When someone pauses to ask what a phrase really means, they are doing something powerful. They are testing assumptions. They are making implicit meaning explicit. In the workplace, that habit prevents misunderstandings, improves documentation, and exposes vague language before it causes real problems. While vague language definitely serves its purpose—and I highly recommend watching the renowned linguist and cognitive scientist Steven Pinker's talk on this—it can lead to disasters in the workplace.
Native speakers often assume they are being clear because the sentence sounds natural to them. But 'natural' does not always mean 'understandable.' If one person is confused, others probably are too. The person who asks for clarification is often the one protecting the entire team from miscommunication.
Precision Is a Professional Skill
People sometimes treat fluency as the ultimate goal, as if sounding native were the same as communicating effectively. In reality, clarity, structure, and intent matter more than accent or idiomatic polish. Being a native speaker definitely has an advantage, but it doesn’t guarantee effective communication: plenty of native English speakers are terrible at it.
Non-native speakers often develop effective communication skills more quickly because they have to. They listen closely. They learn to organize their thoughts before speaking. They choose vocabulary deliberately. Even when they lack the exact word, they search for the best way to make their idea understood, instead of assuming their audience will just ‘get it’. These habits are exactly what strong communicators do, regardless of language background.
Clarity Becomes the Default
When someone speaks in a second language, they tend to choose words carefully. They avoid unnecessary complexity, strip sentences down to essentials, and focus on meaning rather than style. But the advantages don’t just lie in the non-native speaker. The need for precision and clarity has a ripple effect.
Teams with non-native speakers can become more efficient communicators overall. When the risk of misunderstanding is higher (which is often the case when not everyone speaks the same language), good team leaders recognize the importance of clear communication: goals are defined more explicitly, and assumptions are invited to be questioned rather than silently accepted. This matters far more than most companies realize.
Externally, organizations will spend significant sums refining marketing copy to resonate across cultures. Yet many neglect their internal communication, where clarity matters just as much.

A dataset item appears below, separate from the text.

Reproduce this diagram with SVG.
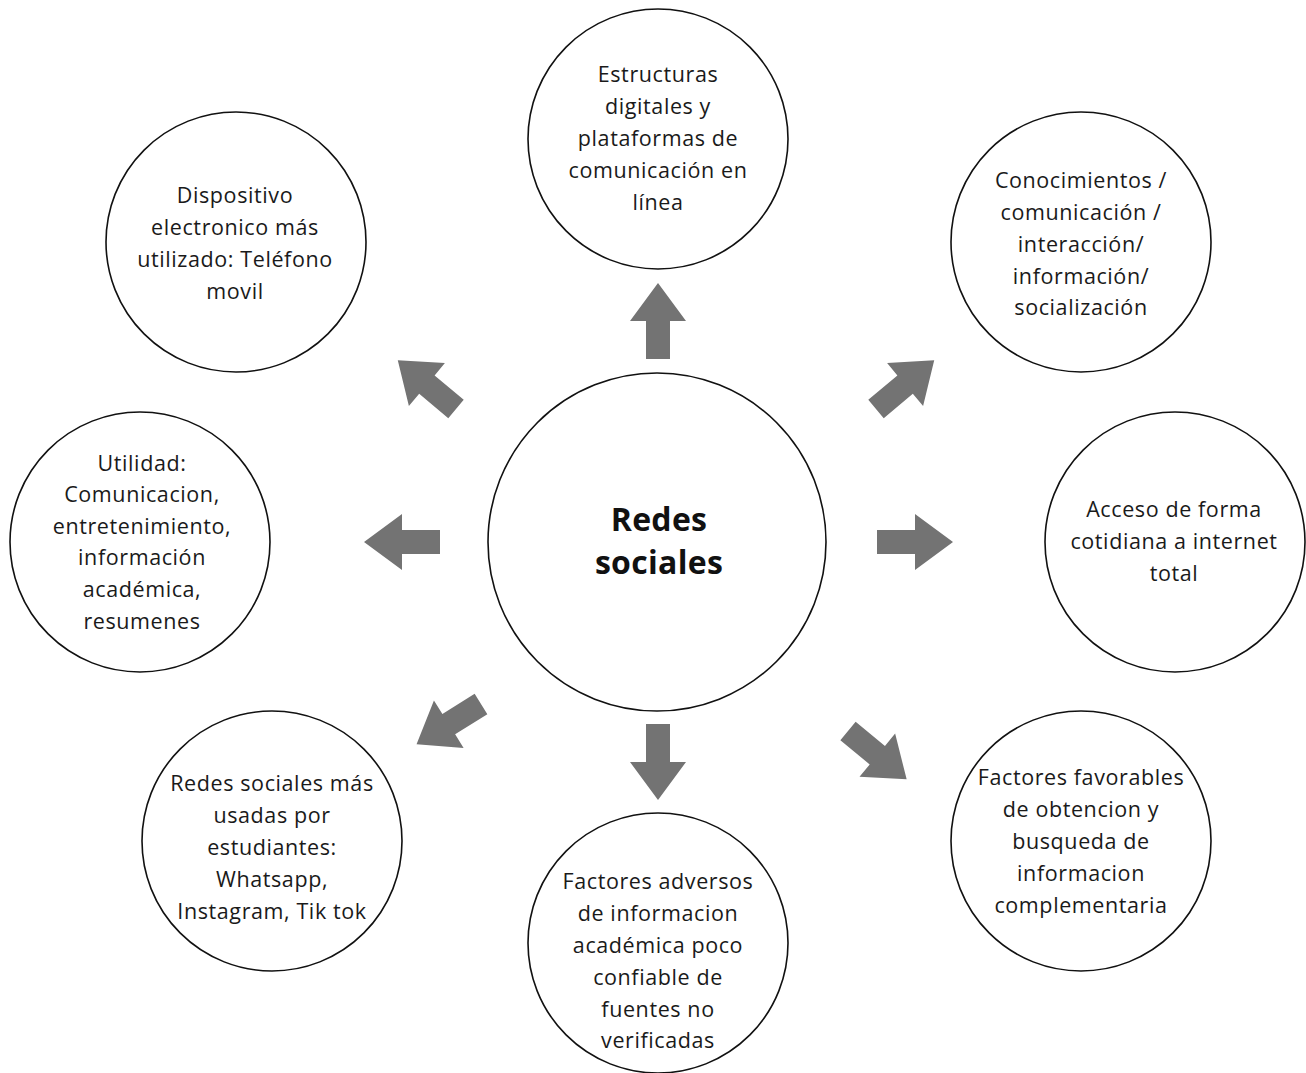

If employees do not fully understand the company's priorities, alignment breaks down quickly. Working alongside colleagues who process language differently forces everyone to communicate in ways that are direct, structured, and understandable to all. When companies realize this, language differences are no longer a weakness. They help boost operational efficiency.
Finding Value in Diversity, not Perfection
You are not being hired to sound like everyone else in the room. You are being hired because you bring knowledge, judgment, and perspective that the company does not already have. Language background is part of that perspective, not a flaw to hide.
Improving communication skills is always worthwhile, for native and non-native speakers alike. But perfection and uniformity shouldn’t be the goal. The real advantage lies in how you think, how you analyze language, and how you push conversations toward clarity.
Imperfect English does not limit your value. In many cases, it is one of the reasons you have it. So don’t hide your imperfections; own them and champion them for the unique value they bring.